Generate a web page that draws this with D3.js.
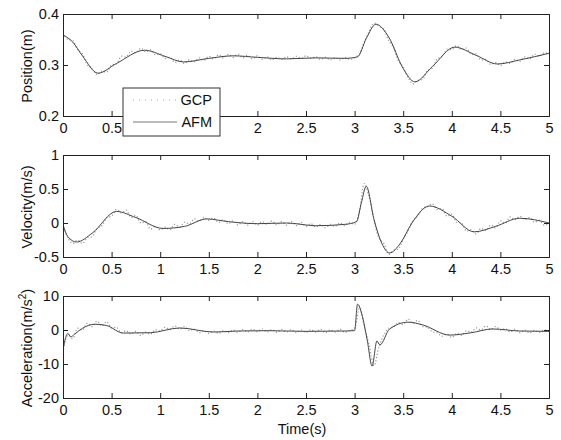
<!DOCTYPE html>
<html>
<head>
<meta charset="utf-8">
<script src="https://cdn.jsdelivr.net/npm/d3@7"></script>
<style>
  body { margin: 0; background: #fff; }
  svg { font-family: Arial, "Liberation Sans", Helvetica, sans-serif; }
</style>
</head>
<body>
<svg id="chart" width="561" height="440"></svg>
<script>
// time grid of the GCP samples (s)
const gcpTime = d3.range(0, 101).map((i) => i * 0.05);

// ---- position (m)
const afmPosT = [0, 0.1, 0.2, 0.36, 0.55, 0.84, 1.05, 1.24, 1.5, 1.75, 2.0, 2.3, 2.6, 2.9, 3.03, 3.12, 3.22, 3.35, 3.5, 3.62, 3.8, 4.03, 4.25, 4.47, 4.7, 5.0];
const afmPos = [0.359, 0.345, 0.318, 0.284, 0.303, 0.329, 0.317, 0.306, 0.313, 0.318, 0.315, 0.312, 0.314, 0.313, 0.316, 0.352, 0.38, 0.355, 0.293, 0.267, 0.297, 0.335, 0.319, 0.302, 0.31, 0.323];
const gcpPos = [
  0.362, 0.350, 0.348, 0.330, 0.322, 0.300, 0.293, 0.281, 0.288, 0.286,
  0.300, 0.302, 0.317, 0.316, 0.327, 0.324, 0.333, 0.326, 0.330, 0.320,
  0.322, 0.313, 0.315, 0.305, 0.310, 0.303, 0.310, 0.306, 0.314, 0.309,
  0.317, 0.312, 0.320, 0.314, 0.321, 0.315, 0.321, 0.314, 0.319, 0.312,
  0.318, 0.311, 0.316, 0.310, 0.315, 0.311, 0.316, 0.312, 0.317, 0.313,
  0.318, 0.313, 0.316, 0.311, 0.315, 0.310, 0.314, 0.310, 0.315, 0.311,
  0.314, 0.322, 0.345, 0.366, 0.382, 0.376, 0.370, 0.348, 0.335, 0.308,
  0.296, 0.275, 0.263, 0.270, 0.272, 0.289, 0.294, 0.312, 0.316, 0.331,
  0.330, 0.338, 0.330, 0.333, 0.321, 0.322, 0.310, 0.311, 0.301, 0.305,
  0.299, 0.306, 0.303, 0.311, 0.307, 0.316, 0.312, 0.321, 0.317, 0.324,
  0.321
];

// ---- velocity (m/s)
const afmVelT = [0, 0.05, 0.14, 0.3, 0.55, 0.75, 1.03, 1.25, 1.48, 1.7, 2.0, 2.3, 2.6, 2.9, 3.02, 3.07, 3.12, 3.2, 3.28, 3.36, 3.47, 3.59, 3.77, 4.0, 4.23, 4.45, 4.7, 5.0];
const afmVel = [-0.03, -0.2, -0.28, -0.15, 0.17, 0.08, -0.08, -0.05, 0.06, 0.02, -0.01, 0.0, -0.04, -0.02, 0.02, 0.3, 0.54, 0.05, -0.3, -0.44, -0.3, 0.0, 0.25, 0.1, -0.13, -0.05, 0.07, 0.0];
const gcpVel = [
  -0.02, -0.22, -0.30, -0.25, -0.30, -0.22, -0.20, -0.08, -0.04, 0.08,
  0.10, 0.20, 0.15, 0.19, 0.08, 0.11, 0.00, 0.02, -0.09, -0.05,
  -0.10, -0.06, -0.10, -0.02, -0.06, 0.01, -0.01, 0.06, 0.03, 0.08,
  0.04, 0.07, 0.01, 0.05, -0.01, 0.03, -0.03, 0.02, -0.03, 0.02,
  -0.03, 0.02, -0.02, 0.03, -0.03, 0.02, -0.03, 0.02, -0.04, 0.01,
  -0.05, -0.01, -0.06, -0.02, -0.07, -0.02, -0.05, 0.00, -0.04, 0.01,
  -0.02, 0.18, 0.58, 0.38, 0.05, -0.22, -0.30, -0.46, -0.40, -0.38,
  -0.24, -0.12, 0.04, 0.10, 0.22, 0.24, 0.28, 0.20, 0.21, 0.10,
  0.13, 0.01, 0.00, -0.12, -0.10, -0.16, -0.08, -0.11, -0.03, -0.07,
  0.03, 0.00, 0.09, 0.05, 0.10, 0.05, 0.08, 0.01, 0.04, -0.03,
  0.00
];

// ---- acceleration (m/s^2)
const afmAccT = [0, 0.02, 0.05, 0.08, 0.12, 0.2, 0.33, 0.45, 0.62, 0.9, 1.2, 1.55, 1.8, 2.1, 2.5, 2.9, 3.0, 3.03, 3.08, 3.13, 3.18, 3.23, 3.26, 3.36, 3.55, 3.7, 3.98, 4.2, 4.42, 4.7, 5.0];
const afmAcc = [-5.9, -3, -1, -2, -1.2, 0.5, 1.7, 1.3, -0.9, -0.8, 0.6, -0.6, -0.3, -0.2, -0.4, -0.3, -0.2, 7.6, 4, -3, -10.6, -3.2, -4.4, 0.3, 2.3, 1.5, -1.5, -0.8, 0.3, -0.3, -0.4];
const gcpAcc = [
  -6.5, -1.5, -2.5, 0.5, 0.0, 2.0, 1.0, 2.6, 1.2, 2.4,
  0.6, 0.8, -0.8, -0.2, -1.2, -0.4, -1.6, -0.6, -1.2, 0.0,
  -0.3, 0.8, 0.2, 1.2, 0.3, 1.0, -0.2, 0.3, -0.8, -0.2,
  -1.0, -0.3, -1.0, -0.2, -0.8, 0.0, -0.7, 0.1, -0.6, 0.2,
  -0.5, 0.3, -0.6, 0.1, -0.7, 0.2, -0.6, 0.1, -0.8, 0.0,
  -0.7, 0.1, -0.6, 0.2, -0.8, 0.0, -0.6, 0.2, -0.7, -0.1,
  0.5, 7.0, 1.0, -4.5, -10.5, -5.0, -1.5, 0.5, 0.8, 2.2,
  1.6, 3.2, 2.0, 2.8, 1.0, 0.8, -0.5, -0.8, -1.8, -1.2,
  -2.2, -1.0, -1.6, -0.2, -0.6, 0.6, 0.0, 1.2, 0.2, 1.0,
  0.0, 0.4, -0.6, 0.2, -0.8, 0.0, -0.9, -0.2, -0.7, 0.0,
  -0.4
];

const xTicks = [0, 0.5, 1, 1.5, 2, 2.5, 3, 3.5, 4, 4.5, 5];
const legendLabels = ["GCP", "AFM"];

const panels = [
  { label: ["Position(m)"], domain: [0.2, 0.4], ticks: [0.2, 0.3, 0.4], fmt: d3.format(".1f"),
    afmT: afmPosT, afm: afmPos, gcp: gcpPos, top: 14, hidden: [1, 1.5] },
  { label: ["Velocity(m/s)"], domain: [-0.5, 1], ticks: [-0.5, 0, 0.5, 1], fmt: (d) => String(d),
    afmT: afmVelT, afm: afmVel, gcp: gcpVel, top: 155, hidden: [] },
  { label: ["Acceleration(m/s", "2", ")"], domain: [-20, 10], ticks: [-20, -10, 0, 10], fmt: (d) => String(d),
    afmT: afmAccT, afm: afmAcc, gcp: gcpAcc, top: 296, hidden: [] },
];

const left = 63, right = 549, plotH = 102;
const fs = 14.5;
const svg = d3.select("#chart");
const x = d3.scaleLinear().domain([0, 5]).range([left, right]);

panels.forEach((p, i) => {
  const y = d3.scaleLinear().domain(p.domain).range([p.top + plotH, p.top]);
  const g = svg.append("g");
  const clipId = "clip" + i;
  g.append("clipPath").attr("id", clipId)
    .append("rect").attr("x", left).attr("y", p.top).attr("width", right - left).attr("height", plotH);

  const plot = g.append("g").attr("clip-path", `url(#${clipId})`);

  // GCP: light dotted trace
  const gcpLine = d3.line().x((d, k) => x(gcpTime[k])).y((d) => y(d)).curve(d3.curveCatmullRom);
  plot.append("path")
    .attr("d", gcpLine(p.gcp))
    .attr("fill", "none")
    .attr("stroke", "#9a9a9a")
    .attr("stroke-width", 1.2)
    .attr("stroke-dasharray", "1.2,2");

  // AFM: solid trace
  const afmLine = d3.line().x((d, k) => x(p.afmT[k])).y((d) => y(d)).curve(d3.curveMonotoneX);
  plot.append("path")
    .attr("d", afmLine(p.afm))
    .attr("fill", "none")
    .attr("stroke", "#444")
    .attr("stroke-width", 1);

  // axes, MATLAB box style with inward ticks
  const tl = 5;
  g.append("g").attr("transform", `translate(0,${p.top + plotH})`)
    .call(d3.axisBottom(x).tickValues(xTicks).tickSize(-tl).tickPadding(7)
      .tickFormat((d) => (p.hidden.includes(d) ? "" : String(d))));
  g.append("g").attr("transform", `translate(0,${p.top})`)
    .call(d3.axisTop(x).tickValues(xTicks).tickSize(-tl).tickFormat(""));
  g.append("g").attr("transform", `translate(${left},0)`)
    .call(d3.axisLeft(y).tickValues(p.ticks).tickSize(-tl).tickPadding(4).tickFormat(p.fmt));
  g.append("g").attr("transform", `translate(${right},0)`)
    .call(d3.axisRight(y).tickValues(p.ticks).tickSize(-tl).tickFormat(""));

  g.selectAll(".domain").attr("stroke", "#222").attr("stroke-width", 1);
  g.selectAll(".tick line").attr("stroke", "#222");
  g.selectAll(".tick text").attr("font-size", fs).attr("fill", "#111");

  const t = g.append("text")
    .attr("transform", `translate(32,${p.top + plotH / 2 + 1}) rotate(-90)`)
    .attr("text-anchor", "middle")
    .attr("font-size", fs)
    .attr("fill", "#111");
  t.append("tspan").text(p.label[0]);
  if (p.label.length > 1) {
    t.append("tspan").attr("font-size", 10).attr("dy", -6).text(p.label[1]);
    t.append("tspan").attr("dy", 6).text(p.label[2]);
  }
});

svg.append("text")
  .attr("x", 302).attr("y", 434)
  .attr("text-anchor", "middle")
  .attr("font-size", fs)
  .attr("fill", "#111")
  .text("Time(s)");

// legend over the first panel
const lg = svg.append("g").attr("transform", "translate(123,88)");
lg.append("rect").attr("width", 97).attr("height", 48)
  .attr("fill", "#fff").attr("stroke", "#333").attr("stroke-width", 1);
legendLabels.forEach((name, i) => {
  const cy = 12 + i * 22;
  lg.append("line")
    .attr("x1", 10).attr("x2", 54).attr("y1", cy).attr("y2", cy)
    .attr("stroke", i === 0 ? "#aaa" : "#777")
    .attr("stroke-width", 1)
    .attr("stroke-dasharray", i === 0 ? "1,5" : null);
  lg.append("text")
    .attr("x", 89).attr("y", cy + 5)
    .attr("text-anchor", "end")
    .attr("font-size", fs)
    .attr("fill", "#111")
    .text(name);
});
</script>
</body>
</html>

========

## CHALLENGE
Return, unchanged, the lines from the first line of the material through the line that holds "const gcpTime = d3.range(0, 101).map((i)", inclusive, omitting pictures.

## FINISHED EXERCISE
Generate a web page that draws this with D3.js.
<!DOCTYPE html>
<html>
<head>
<meta charset="utf-8">
<script src="https://cdn.jsdelivr.net/npm/d3@7"></script>
<style>
  body { margin: 0; background: #fff; }
  svg { font-family: Arial, "Liberation Sans", Helvetica, sans-serif; }
</style>
</head>
<body>
<svg id="chart" width="561" height="440"></svg>
<script>
// time grid of the GCP samples (s)
const gcpTime = d3.range(0, 101).map((i) => i * 0.05);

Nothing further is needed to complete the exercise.